On 07/08/2019 23:30, James Darpinian wrote:
> Kevin makes an interesting point that I hadn't considered. Explicitly 
> providing GPU info by default can give the browser and user more control.
>
> If we don't provide GPU info, sites will be forced to implement GPU 
> fingerprinting methods that are infeasible for us to block. Such 
> methods will be widespread and included in popular libraries. If we do 
> provide GPU info by default, sites will likely rely on it instead of 
> implementing unblockable GPU fingerprinting. Then we will have the 
> option to modify the GPU info we provide in some situations, such as a 
> private browsing mode. In practice, the privacy of private browsing 
> mode could be higher in the latter scenario than the former.
>
> On Wed, Aug 7, 2019 at 1:30 PM Kevin Rogovin 
> <kevinrogovin@invisionapp.com <mailto:kevinrogovin@invisionapp.com>> 
> wrote:
>
>     Hi,
>
>     I am sorry, this is very counter-productive to the success of
>     WebGPU whose goal is to close the performance gap for hardware
>     accelerated graphics between native and web.
>
>     The previous posts prove that that it is quite possible and
>     feasible to identify (roughly) the GPU at the cost of slower
>     start-up performance and batter life on mobile. GPU-intensive apps
>     will NEED to do this (because the performance profile for
>     different GPU's is literally all over the map across architectures
>     for various specific loads), thus it will be done. Rather than
>     making the developer's life more difficult along with making the
>     user's experience worse, there is a pretty clear way forward:
>     provide the GPU info directly. If hiding this is important to a
>     user, just as many browsers allow for changing the browser ID,
>     perhaps a browser can also provide an option to NOT provide the
>     GPU (i.e. a WebGPU implementation would report "Generic GPU").
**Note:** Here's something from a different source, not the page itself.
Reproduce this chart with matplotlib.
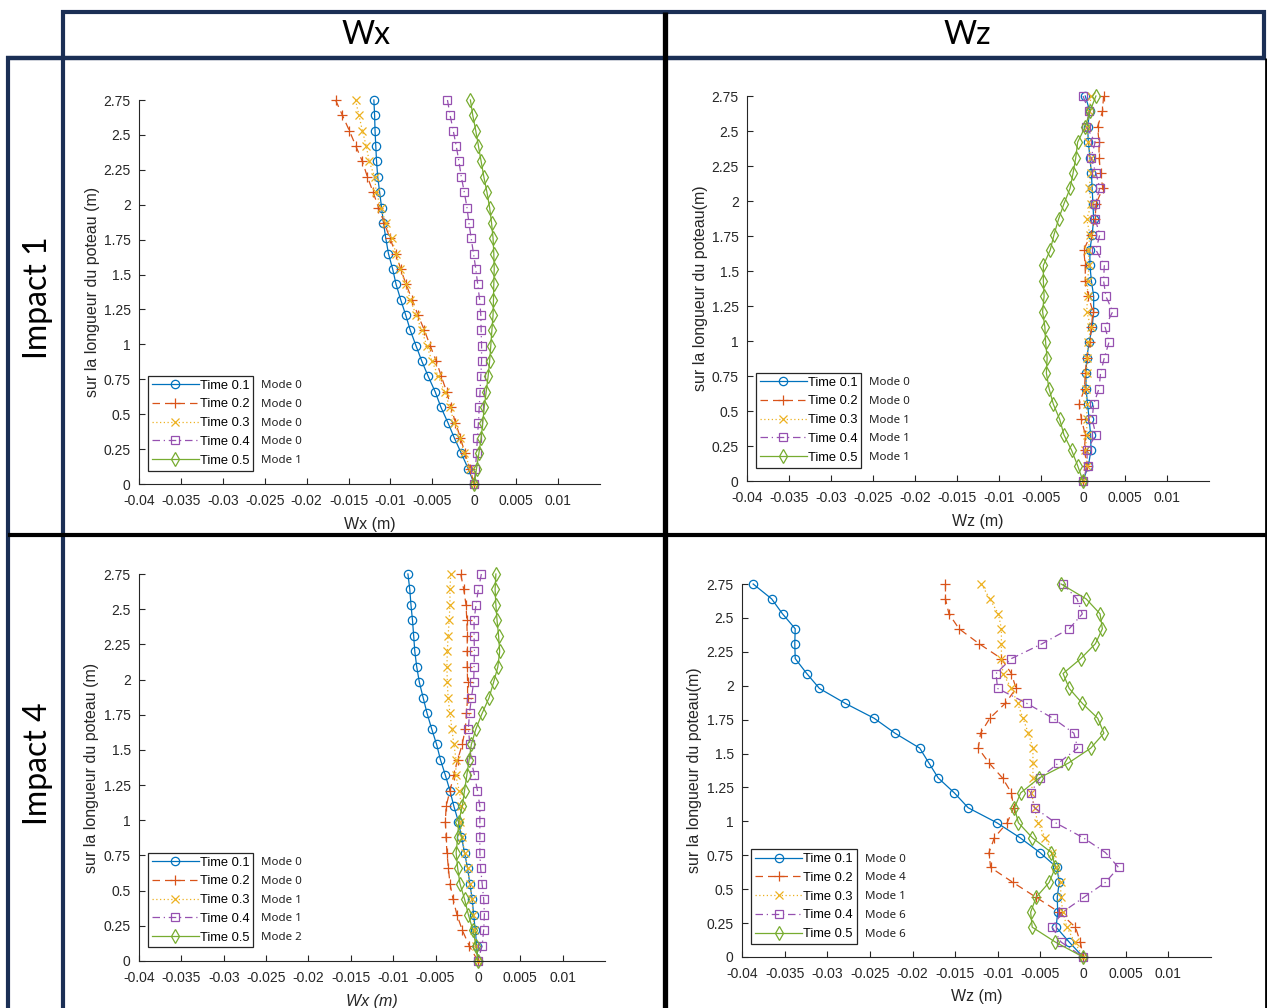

>     This would then give customers the control of identifying the
>     hardware, and for those users which take that option who use a
>     highly GPU intensive app, the downside that it the app will run
>     perf-test-probing along with other probing on the device. In all
>     honesty, compared to all the other shenanigans going on with
>     browser tracking, this is by far the smallest potato.
>
>     If we were in a world where the GPU architectures were quite
>     similar, this would not be needed, but that is not the world we
>     live in (in all honestly thankfully too, since variety in hardware
>     is a good thing in my eyes).
>
>     My 2 cents.
>
>      -Kevin
>
>     On Wed, Aug 7, 2019 at 11:04 PM Dean Jackson <dino@apple.com
>     <mailto:dino@apple.com>> wrote:
>
>
>
>         > On 7 Aug 2019, at 14:05, Doug Moen <doug@moens.org
>         <mailto:doug@moens.org>> wrote:
>         >
>         >
>         >
>         > On Tue, Aug 6, 2019, at 10:35 PM, Myles C. Maxfield wrote:
>         >> We’ve heard this defeatist argument before and entirely
>         disagree with it.
>         >
>         > My point is that security designs by non-experts have a poor
>         track record.
>         > I think fingerprinting security for WebGPU should be
>         designed by a web browser fingerprinting security expert
>
>         We agree. This *is* advice from our Web Browser fingerprinting
>         security experts.
>
>         It's not a secret that there are low-level techniques to
>         identify hardware, and thus users. Their existence does not
>         mean it is acceptable to provide high-level ways to identify
>         hardware/users.
>
>         To give an analogy (that will probably cause more distraction
>         than help, but whatever).... just because someone can throw a
>         brick through your window doesn't mean you should leave your
>         front door unlocked. Maybe some day you'll get brick-proof
>         windows.
>
>         Dean
>
>
>         > , and I also think that you are trying to fix the problem at
>         the wrong level of abstraction. The security should be
>         provided at a level above the WebGPU API.